▶ SET TASK: Transcribe, exactly as they appear, the line that contains "Clone this chart in Plotly.", the line that contains "import plotly.graph_objects as go", and every line in between, and nothing else.

--- --- ---

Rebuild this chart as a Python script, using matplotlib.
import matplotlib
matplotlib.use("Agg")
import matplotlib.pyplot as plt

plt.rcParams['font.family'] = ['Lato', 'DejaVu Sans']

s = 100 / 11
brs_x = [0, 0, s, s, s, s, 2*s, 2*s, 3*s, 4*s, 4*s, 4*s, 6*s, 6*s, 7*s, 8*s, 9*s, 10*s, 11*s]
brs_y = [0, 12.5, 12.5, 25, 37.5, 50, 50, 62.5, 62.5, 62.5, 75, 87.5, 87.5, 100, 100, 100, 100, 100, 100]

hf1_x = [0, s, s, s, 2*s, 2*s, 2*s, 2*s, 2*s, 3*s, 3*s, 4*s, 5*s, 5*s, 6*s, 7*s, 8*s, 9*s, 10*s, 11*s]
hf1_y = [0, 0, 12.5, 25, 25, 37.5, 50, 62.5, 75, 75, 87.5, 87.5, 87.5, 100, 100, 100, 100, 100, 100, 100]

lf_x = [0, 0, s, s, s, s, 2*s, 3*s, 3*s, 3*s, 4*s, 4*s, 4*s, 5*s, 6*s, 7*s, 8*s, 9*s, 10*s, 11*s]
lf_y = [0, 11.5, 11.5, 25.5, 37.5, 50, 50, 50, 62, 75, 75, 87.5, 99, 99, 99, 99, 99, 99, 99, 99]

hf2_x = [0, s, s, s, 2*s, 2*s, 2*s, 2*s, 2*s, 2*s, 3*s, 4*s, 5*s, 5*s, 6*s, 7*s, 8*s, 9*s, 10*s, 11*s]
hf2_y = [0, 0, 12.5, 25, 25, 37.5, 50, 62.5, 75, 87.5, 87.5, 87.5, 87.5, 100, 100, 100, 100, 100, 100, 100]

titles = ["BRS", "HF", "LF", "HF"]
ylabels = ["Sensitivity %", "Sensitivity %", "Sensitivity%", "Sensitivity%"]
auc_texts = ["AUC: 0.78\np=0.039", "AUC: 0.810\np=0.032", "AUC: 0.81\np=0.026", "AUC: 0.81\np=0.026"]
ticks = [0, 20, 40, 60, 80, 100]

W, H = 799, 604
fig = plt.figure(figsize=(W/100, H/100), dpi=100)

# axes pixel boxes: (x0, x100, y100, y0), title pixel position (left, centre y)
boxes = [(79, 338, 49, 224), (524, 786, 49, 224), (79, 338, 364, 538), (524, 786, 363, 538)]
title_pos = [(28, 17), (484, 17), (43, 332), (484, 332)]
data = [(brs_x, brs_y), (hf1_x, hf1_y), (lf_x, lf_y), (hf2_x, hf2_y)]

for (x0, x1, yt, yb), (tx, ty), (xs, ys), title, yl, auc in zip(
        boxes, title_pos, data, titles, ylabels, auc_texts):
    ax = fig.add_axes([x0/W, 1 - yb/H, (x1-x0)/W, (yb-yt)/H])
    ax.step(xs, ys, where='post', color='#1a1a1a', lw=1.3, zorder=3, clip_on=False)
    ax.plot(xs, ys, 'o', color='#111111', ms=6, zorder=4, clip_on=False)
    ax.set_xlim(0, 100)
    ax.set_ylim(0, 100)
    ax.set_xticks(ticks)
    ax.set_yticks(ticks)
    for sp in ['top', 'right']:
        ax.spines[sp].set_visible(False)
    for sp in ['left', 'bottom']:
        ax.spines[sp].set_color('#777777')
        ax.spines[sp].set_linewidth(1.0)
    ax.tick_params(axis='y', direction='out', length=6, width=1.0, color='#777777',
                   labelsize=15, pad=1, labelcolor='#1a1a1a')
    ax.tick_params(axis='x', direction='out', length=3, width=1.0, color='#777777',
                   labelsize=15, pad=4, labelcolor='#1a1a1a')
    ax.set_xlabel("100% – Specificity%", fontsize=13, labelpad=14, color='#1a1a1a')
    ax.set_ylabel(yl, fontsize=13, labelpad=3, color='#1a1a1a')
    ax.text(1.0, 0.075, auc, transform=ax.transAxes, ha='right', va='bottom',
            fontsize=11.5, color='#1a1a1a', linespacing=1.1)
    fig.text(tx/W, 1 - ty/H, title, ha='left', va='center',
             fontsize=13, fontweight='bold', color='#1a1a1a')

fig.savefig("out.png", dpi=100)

--- --- ---

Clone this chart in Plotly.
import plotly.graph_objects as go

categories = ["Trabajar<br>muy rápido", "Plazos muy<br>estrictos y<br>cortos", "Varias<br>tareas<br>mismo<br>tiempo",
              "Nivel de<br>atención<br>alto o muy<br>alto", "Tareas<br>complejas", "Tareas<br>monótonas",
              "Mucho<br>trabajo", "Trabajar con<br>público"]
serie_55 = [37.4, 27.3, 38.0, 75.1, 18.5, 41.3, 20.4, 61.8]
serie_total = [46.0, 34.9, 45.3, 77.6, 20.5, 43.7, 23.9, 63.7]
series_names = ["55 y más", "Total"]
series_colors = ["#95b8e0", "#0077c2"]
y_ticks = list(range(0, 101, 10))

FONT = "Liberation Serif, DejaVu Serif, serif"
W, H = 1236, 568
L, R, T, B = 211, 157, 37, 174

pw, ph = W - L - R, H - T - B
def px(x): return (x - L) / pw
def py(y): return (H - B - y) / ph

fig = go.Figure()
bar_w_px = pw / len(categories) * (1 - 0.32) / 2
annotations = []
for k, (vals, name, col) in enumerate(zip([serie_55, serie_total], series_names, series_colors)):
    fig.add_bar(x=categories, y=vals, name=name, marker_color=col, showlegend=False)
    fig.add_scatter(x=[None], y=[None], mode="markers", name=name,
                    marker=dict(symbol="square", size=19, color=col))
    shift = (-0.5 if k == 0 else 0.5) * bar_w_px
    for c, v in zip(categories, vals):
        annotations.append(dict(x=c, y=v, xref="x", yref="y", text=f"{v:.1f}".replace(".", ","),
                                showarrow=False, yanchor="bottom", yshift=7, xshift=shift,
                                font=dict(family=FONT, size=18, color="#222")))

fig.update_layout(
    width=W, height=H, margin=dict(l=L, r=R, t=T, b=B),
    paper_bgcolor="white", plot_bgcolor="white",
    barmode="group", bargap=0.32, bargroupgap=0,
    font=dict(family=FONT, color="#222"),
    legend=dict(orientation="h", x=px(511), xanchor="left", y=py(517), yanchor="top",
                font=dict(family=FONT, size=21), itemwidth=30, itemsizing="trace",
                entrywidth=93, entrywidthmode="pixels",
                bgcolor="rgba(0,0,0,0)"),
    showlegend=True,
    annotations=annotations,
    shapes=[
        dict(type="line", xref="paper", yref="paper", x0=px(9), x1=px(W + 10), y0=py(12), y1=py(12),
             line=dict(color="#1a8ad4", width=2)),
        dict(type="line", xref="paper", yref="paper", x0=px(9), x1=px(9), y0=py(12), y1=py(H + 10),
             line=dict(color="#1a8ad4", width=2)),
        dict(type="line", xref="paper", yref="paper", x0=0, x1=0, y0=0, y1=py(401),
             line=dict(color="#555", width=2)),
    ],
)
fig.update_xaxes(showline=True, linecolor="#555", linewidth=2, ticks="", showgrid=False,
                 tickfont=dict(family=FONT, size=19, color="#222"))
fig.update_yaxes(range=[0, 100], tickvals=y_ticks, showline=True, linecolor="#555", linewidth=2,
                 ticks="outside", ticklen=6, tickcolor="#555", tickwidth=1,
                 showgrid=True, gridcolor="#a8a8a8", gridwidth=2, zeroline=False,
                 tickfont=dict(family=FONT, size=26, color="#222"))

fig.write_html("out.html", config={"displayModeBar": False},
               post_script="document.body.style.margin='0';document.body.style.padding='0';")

--- --- ---

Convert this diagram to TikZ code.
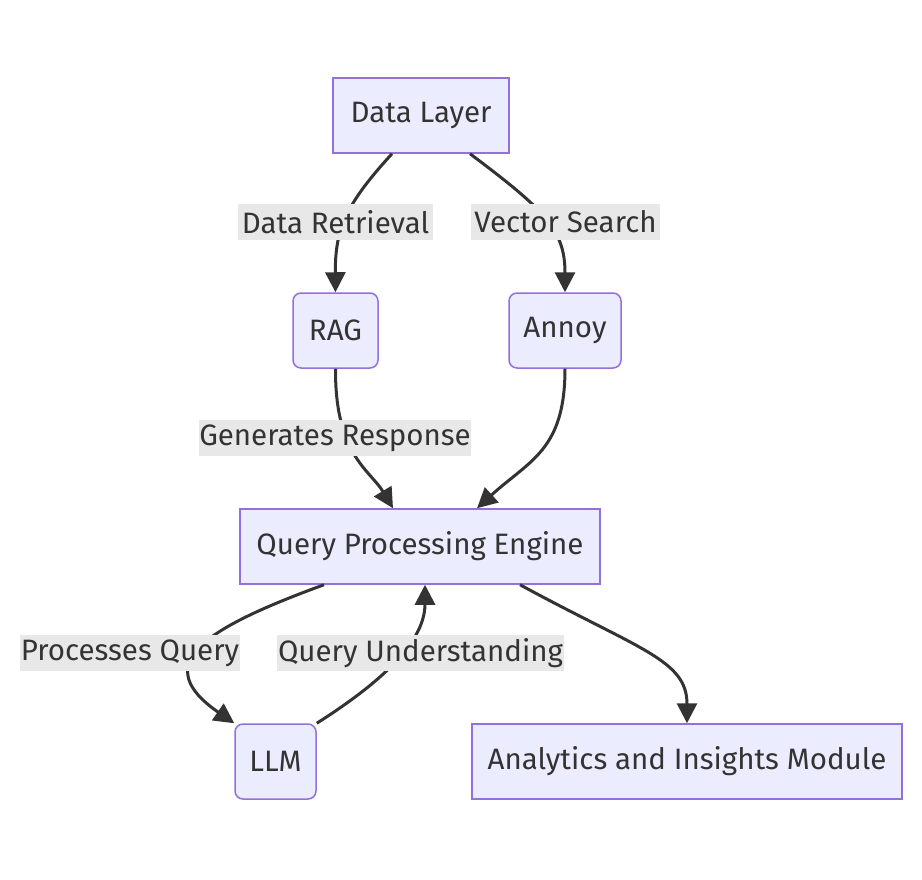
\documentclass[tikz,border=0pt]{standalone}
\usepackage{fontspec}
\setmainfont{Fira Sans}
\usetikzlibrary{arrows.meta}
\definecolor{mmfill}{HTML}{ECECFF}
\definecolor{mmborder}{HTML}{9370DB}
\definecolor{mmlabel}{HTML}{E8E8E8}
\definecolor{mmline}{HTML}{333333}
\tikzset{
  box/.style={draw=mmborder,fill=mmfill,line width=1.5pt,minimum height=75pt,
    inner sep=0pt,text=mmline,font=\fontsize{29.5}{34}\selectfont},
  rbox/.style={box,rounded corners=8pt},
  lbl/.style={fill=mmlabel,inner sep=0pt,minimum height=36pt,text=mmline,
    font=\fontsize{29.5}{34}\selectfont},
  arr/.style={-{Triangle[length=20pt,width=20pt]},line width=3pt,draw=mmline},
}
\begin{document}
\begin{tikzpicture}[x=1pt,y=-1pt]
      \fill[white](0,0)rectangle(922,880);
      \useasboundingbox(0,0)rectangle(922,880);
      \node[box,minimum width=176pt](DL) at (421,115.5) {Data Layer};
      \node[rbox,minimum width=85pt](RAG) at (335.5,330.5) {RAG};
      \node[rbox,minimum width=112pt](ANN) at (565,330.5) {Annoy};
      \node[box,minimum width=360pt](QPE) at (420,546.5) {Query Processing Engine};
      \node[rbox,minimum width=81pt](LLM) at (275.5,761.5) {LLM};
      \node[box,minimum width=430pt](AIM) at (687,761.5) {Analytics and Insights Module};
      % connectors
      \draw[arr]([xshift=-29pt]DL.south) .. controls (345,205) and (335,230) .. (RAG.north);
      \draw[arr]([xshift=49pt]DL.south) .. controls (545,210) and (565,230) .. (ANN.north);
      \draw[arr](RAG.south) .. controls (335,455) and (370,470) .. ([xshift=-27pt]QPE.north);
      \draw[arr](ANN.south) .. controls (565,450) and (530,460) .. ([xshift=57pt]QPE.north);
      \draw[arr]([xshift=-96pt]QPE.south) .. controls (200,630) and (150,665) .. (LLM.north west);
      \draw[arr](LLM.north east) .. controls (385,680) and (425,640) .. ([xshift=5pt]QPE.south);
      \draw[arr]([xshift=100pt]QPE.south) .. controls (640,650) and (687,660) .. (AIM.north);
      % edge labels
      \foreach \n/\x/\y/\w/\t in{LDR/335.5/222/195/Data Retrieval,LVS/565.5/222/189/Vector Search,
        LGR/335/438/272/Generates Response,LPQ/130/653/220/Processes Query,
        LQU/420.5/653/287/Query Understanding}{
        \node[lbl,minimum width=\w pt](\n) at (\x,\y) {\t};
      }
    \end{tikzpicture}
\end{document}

--- --- ---

▶ RESPONSE TO THIS TASK:
Clone this chart in Plotly.
import plotly.graph_objects as go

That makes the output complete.